The immanent visualization of sounds can also be found in the works of the American artist Erik Hanson (*1969 Tokyo, JP). Over the past two years he has devoted himself time and again to the character of Bluto, Popeye the Sailor’s nemesis in the eponymous cartoon. Bluto is a stereotypical “bad boy”, reflecting a traditional alpha male understanding of gender roles and yet in the exploration of Bluto's dual nature as good and bad the artist challenges himself and others to consider forgiveness. His intensive exploration of Bluto’s character, who endlessly repeats this cliché of masculinity, becomes a meditation on traditional gender roles.

The men in Logan T. Sibrel’s (*1986 New York, US) works also seem to be in a state of meditative calmness. His compositions combine personal experiences and observations with images from the internet, simultaneously exploring his own feelings of nostalgia and a more collective, engineered, sense of longing for someone or somewhere else.

But before this moment comes, the focus is on one piece of clothing, which embodies the promise of summer like no other – the swimsuit. Not only does it invite us on imaginary journeys of carefree summer evenings, it is also, possibly more so than any other piece of clothing, always a political symbol, revealing the current zeitgeist and giving expression to women's emancipation.

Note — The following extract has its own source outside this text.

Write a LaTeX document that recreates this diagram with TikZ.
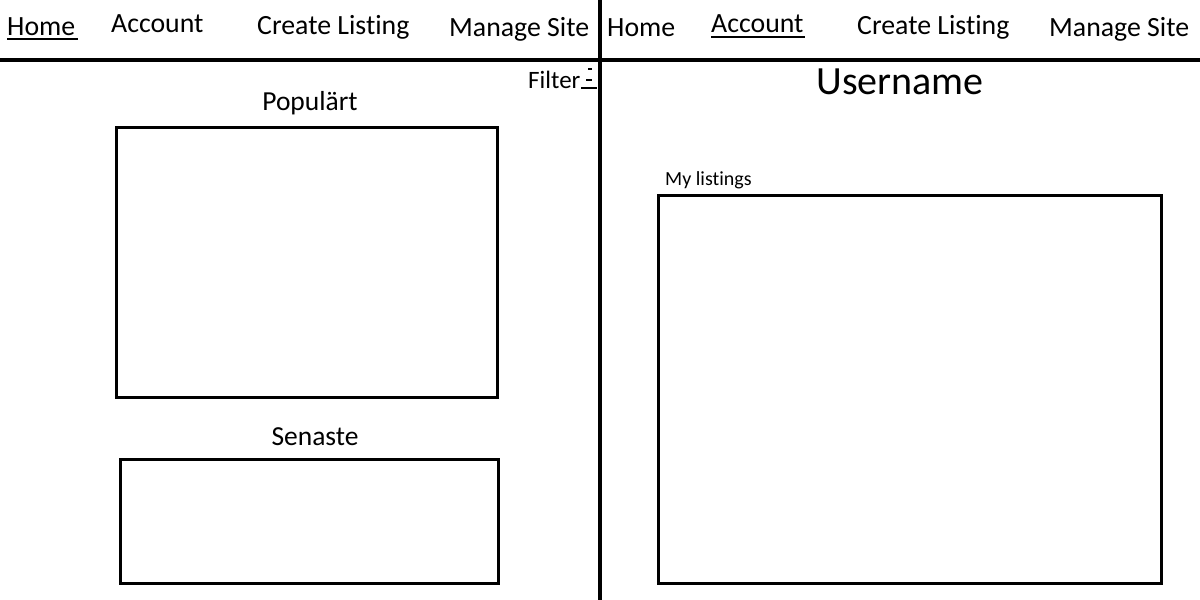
\documentclass[tikz,border=0pt]{standalone}
\usepackage{fontspec}
\setmainfont[Ligatures=NoCommon]{Carlito}
\usetikzlibrary{fit}
\begin{document}
\begin{tikzpicture}[x=1pt,y=-1pt,
  nav/.style={anchor=base west,inner sep=0pt,font=\fontsize{27.8}{30}\selectfont},
  lbl/.style={anchor=base,inner sep=0pt,font=\fontsize{27.5}{30}\selectfont},
  frame/.style={draw=black,line width=3pt,inner sep=0pt,outer sep=0pt},
  rule/.style={line width=4.5pt},
  uline/.style={line width=2pt}]
\useasboundingbox[fill=white] (0,0) rectangle (1200,600);
% dividers
\coordinate (hl) at (0,60);
\coordinate (hr) at (1200,60);
\coordinate (vt) at (600,0);
\coordinate (vb) at (600,600);
\draw[rule] (hl) -- (hr);
\draw[rule] (vt) -- (vb);
% left nav
\node[nav] (lhome) at (7,35) {Home};
\node[nav] (lacc) at (111,32) {Account};
\node[nav] (lcreate) at (257,34) {Create Listing};
\node[nav] (lmanage) at (449,36) {Manage Site};
\coordinate (lu1) at (7,38.5);
\coordinate (lu2) at (78,38.5);
\draw[uline] (lu1) -- (lu2);
% right nav
\node[nav] (rhome) at (607,36) {Home};
\node[nav] (racc) at (711,32) {Account};
\node[nav] (rcreate) at (857,34) {Create Listing};
\node[nav] (rmanage) at (1049,36) {Manage Site};
\coordinate (ru1) at (711,37);
\coordinate (ru2) at (805,37);
\draw[uline] (ru1) -- (ru2);
% left content
\node[nav,font=\fontsize{25}{28}\selectfont] (filter) at (528,88) {Filter};
\coordinate (f1a) at (588,68.5); \coordinate (f1b) at (592,68.5);
\coordinate (f2a) at (586,79.5); \coordinate (f2b) at (592,79.5);
\coordinate (f3a) at (581,88); \coordinate (f3b) at (597,88);
\draw[uline] (f1a) -- (f1b);
\draw[uline] (f2a) -- (f2b);
\draw[uline] (f3a) -- (f3b);
\node[lbl] (pop) at (310,110) {Populärt};
\coordinate (p1) at (116,127); \coordinate (p2) at (497,397);
\node[frame,fit=(p1)(p2)] (popbox) {};
\node[lbl] (sen) at (315,445) {Senaste};
\coordinate (s1) at (120,459); \coordinate (s2) at (498,583);
\node[frame,fit=(s1)(s2)] (senbox) {};
% right content
\node[lbl,font=\fontsize{40}{44}\selectfont] (user) at (900,94) {Username};
\node[anchor=base west,inner sep=0pt,font=\fontsize{20}{24}\selectfont] (myl) at (665,185) {My listings};
\coordinate (m1) at (658,195); \coordinate (m2) at (1161,583);
\node[frame,fit=(m1)(m2)] (mybox) {};
\end{tikzpicture}
\end{document}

Clemencia Labin (1946 in Maracaibo, VE) also fixes her gaze on the swimsuit, using them to create seemingly organic sculptures in her series "PULPA". The colours and textures are delicate and alluring like the tropical creations seen in the vitrines of exquisite ice cream parlours. They promise joy, pleasure and desire, warmth, wellbeing and optimism; they are opulent, vital and strong. ‍ In her colorful works, the German artist Elvira Bach (1951 Neuenhain, DE) has been paying homage to bathing women since the 1970s. With expressive brushstrokes, the artist creates dazzling images of emancipated, self-confident women. Common to all her figures is pride, grace, and the knowledge of a secret: if only a small piece of fabric lies between the sky and your skin, you do not necessarily need a strong posture but definitely a strong position.